Por Jeferson Miola
Para a elite brasileira, a justiça só deveria ser aplicada contra as 130 milhões de “Angélicas” do Brasil. E sempre com o intuito de punir, banir e sacrificar, jamais o de julgar com decência.Angélica Aparecida de Souza Teodoro, jovem negra, moradora da periferia da metrópole, mãe precoce desde os 16 anos, desempregada, filha de pais pobres e negros, abandonada da escola, excluída da sociedade, indefesa, seqüestrada no direito de ter futuro e desamparada pela Justiça.
Em 16 de novembro de 2005, aos 18 anos, Angélica foi encarcerada numa cela fétida do Cadeião Pinheiros, na capital paulista, juntamente com outras mulheres acusadas de cometimento de variados tipos de crimes. O motivo do encarceramento foi a tentativa de furto de um pote de margarina de valor de R$ 3,20, ocorrida num mercadinho próximo à sua casa. Esse tenebroso crime, sofisticado com o ocultamento da margarina dentro do boné que usava, foi cometido num momento de desespero, pois, segundo suas próprias palavras, “não agüentava ver o filho de dois anos passar fome”.
Angélica sofreu um julgamento célere na 23ª Vara Criminal de São Paulo, sendo condenada a quatro anos de prisão em regime fechado. Teve três habeas corpus negados pelo Tribunal de Justiça de SP [observe-se que a palavra “negados”, neste preciso contexto, parece etimológica e racistamente significar “prôs nêgos”]. Por isso, ficou presa durante 128 dias, só sendo libertada em 23 de março de 2006 depois da obtenção de um habeas corpus junto ao STJ.
Entre o pedido e a concessão do habeas corpus a Angélica, transcorreram sete dias de árduos trabalhos do STJ. Bem diferente, portanto, da agilidade daquele Tribunal em conceder liberdade a juízes, empresários e políticos brancos, endinheirados, influentes, bem relacionados nas esferas do poder, assaltantes de dinheiro público e implicados pelas operações Anaconda, Furacão e Navalha da Polícia Federal.

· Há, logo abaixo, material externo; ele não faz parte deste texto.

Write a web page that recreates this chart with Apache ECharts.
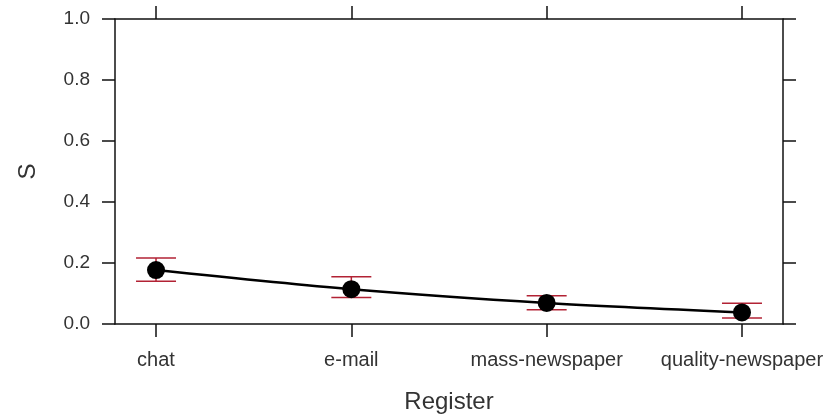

De qualquer modo, Angélica “reconquistou a liberdade” em 23 de março de 2006, mas em função do grave crime cometido, passaria a cumprir prisão em regime semi-aberto, tendo o dia para trabalhar e a noite a ser dormida na prisão!
A história de Angélica é a história de 130 milhões de brasileiras e brasileiros desvalidos e desamparados por razões étnicas, sociais, econômicas, escolares, raciais, de gênero ou de gerações. É a história daqueles que, em modo perverso, constituem a verdadeira República sem privilégios, favorecimentos, jeitinhos e apadrinhamentos.
Faltaram, no caso de Angélica, manifestações loquazes e insurgentes de políticos, magistrados e doutos contra a injustiça cometida. Manifestações com a mesma contundência hoje feitas por políticos, magistrados e doutos combatendo o trabalho republicano da Polícia Federal. Não atacam a PF em vão. Sabem que fazem-no com segundas intenções de desmoralizar e interditar o trabalho da instituição, pois quem determina ou relaxa prisões é o Judiciário. A polícia cumpre o que a Constituição manda: investiga, produz provas e indícios e remete ao Judiciário para julgamento.
O Brasil arcaico e patrimonialista ainda tem uma elite privilegiada ocupando o miolo do poder de Estado e que esperneia contra o esforço de modernização e republicanização do país. Esta elite que reluta ferozmente contra toda e qualquer ameaça aos interesses e privilégios acumulados. Protege-se numa genuína solidariedade de classe e espírito de corpo. Para essa elite, a Justiça só pode ser aplicada nos da classe de baixo, quando for para criminalizar e condenar 130 milhões de “Angélicas”. Uma elite que se considera intocável, insuscetível à Lei de Todos.
Um comentário:
Ótimo texto.
Resume muito bem como funciona esse feudo que é o Brasil.